Позиции Ольги в Киеве были столь прочны и поддерживаемы всеми слоями населения, что, возможно, этот факт сыграл свою роль в появлении у Святослава, человека с крайне обостренным чувством независимости, желания обосноваться в дунайском Переяславце. Может быть, поэтому Святослав, оставшись единственным правителем Руси после смерти Ольги, сумел в этой роли удержаться лишь неполных три года, словно был ослаблен и обескровлен уходом матери. Ольга же таинственным образом сумела передать свою идею через поколение – благодаря тайному влиянию на внуков при удаленном непокорном и непримиримом отце, нашедшем свою гибель вдали от родной земли.
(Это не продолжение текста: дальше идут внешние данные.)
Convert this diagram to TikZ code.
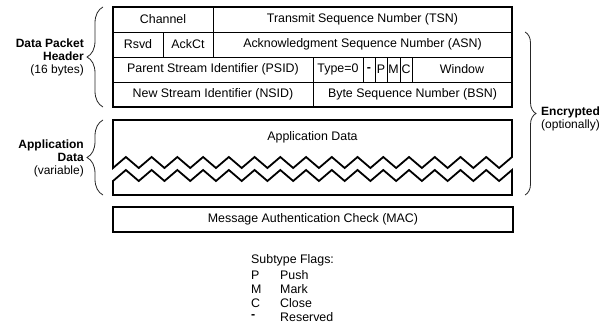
\documentclass[tikz,border=0pt]{standalone}
\usepackage{fontspec}
\setmainfont{Liberation Sans}
\usetikzlibrary{decorations.pathreplacing}
\newcommand\mainfs{\fontsize{12.4}{14}\selectfont}
\newcommand\labfs{\fontsize{12}{13}\selectfont}
\begin{document}
\begin{tikzpicture}[x=1pt,y=-1pt,
  cell/.style={draw, line width=0.8pt, minimum height=25pt, inner sep=0pt, font=\mainfs},
  outer/.style={draw, line width=1.8pt, inner sep=0pt, font=\mainfs},
  boxline/.style={line width=1.8pt, line join=miter},
  lbrace/.style={decorate, decoration={brace, amplitude=16pt}, line width=0.8pt, black!85},
  rbrace/.style={decorate, decoration={brace, amplitude=11pt}, line width=0.8pt, black!85},
  lab/.style={inner sep=0pt, font=\labfs},
  txt/.style={inner sep=0pt, font=\mainfs, anchor=west}]
\useasboundingbox (0,0) rectangle (609,326);
% header rows
\node[cell, minimum width=100pt] (chan) at (163,19.5) {Channel};
\node[cell, minimum width=299pt] (tsn) at (362.5,19.5) {Transmit Sequence Number (TSN)};
\node[cell, minimum width=50pt] (rsvd) at (138,44.5) {Rsvd};
\node[cell, minimum width=50pt] (ackct) at (188,44.5) {AckCt};
\node[cell, minimum width=299pt] (asn) at (362.5,44.5) {Acknowledgment Sequence Number (ASN)};
\node[cell, minimum width=200pt] (psid) at (213,69.5) {Parent Stream Identifier (PSID)};
\node[cell, minimum width=50pt] (type) at (338,69.5) {Type=0};
\node[cell, minimum width=12pt] (fr) at (369,69.5) {\textbf{-}};
\node[cell, minimum width=12pt] (fp) at (381,69.5) {P};
\node[cell, minimum width=13pt] (fm) at (393.5,69.5) {M};
\node[cell, minimum width=12pt] (fc) at (406,69.5) {C};
\node[cell, minimum width=100pt] (win) at (462,69.5) {Window};
\node[cell, minimum width=200pt] (nsid) at (213,94.5) {New Stream Identifier (NSID)};
\node[cell, minimum width=199pt] (bsn) at (412.5,94.5) {Byte Sequence Number (BSN)};
\node[outer, minimum width=399pt, minimum height=100pt] (hdr) at (312.5,57) {};
% application data
\draw[boxline] (512,157) -- (512,120) -- (113,120) -- (113,168)
  \foreach \k in {0,...,14}{ -- ({125.87+25.74*\k},157) -- ({138.74+25.74*\k},168)} -- cycle;
\draw[boxline] (512,170) -- (512,195) -- (113,195) -- (113,181)
  \foreach \k in {0,...,14}{ -- ({125.87+25.74*\k},170) -- ({138.74+25.74*\k},181)} -- cycle;
\node[inner sep=0pt, font=\mainfs] (apptxt) at (312.5,137) {Application Data};
% MAC
\node[outer, minimum width=400pt, minimum height=25pt] (mac) at (313,219.5) {Message Authentication Check (MAC)};
% braces
\coordinate (hb1) at (103,107); \coordinate (hb2) at (103,7);
\coordinate (ab1) at (103,195); \coordinate (ab2) at (103,120);
\coordinate (eb1) at (525,32); \coordinate (eb2) at (525,195);
\draw[lbrace] (hb1) -- (hb2);
\draw[lbrace] (ab1) -- (ab2);
\draw[rbrace] (eb1) -- (eb2);
% side labels
\node[lab, anchor=east, align=right] (hdrlab) at (84,57) {\textbf{Data Packet}\\\textbf{Header}\\(16 bytes)};
\node[lab, anchor=east, align=right] (applab) at (84,158) {\textbf{Application}\\\textbf{Data}\\(variable)};
\node[lab, anchor=west, align=left] (enclab) at (541,118.5) {\textbf{Encrypted}\\(optionally)};
% legend
\node[txt] (leg) at (251,260) {Subtype Flags:};
\node[txt] (lp) at (251,275) {P};
\node[txt] (lm) at (251,289) {M};
\node[txt] (lc) at (251,303) {C};
\node[txt] (lr) at (251,317) {\textbf{-}};
\node[txt] (wp) at (280,275) {Push};
\node[txt] (wm) at (280,289) {Mark};
\node[txt] (wc) at (280,303) {Close};
\node[txt] (wr) at (280,317) {Reserved};
\end{tikzpicture}
\end{document}
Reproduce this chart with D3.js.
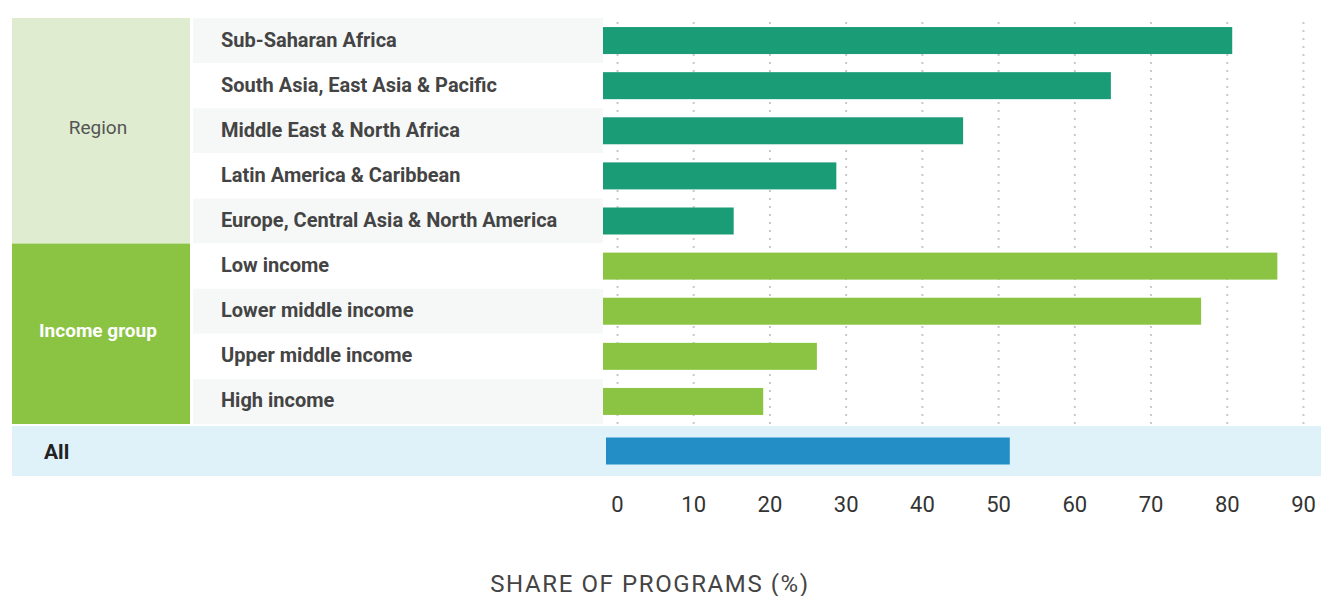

Вообще, отношения матери и сына оказались слишком противоречивыми: поставив материнство во главу угла и подготовив почву для безоговорочного успеха Святослава во власти, Ольга столкнулась с его упорным нежеланием сосредоточиться на управлении государством, возможно из-за ощущения необходимости «делить власть» с собственной матерью.
Создание великого и святого образа
Для народа Киевской Руси первоначальное, или поверхностное, величие княгини Ольги, конечно, должно было определяться мужеством и решимостью, адекватными мужской воинственности у ее визави. Как минимум два факта из биографии княгини Киевской приближают ее образ по восприятию к воителям мужского пола. Жестокое подавление древлянского мятежа в начале своего пути и, на первый взгляд, немилосердное, исключительно языческое наказание убийц своего мужа закрепили за Ольгой образ женщины, способной на ярость и великий гнев. Это было сделано вынужденно и, скорее всего, противоречило истинной внутренней природе Ольги. Но это было необходимо для спасения себя, потомства и отнюдь не сплоченного государства, которое оставил ей князь Игорь. Его смерть оказалась стимулом вполне оправданной демонстрации «мужского» лица, и именно способность перевоплощения Ольги заслуживает самого пристального внимания исследователей. Если до смерти Игоря главным для Ольги было соответствовать ожиданиям общества, вернее, преимущественно его мужской части, образу великой княгини – подруги великого князя, то с потерей Игоря произошло все наоборот: нужно было демонстрировать ожидаемые мужские качества. Вначале она должна была явиться миру величавой красавицей, доброй матерью наследника и тихой, покладистой помощницей, после же смерти князя ее могли принять лишь только как воительницу, жестоко карающую и мстящую, захватывающую земли и распространяющую на них власть киевского князя. Любопытно не то, считала ли Ольга своей истинной природой ту или иную сыгранную роль, а то, что она разгадала этот нелегкий психологический ребус и достаточно хорошо, даже естественно сыграла обе, казалось, противоположные и противоречащие друг другу роли. Естественно, что «чисто мужские способности» и были отмечены летописцами в первую очередь. Они были подтверждены еще раз, когда в год своей смерти уже престарелая киевская матрона лично возглавила оборону столицы против кочевников; ненасытный к военным походам Святослав завоевывал тогда земли Хазарского каганата. Кажется удивительным, что непреклонный и непререкаемый авторитет самой Ольги и распространяемый ею дух спокойствия и уверенности позволили населению столицы фактически без войска выдержать осаду Киева печенегами, которая, как полагают некоторые историки, могла длиться несколько месяцев.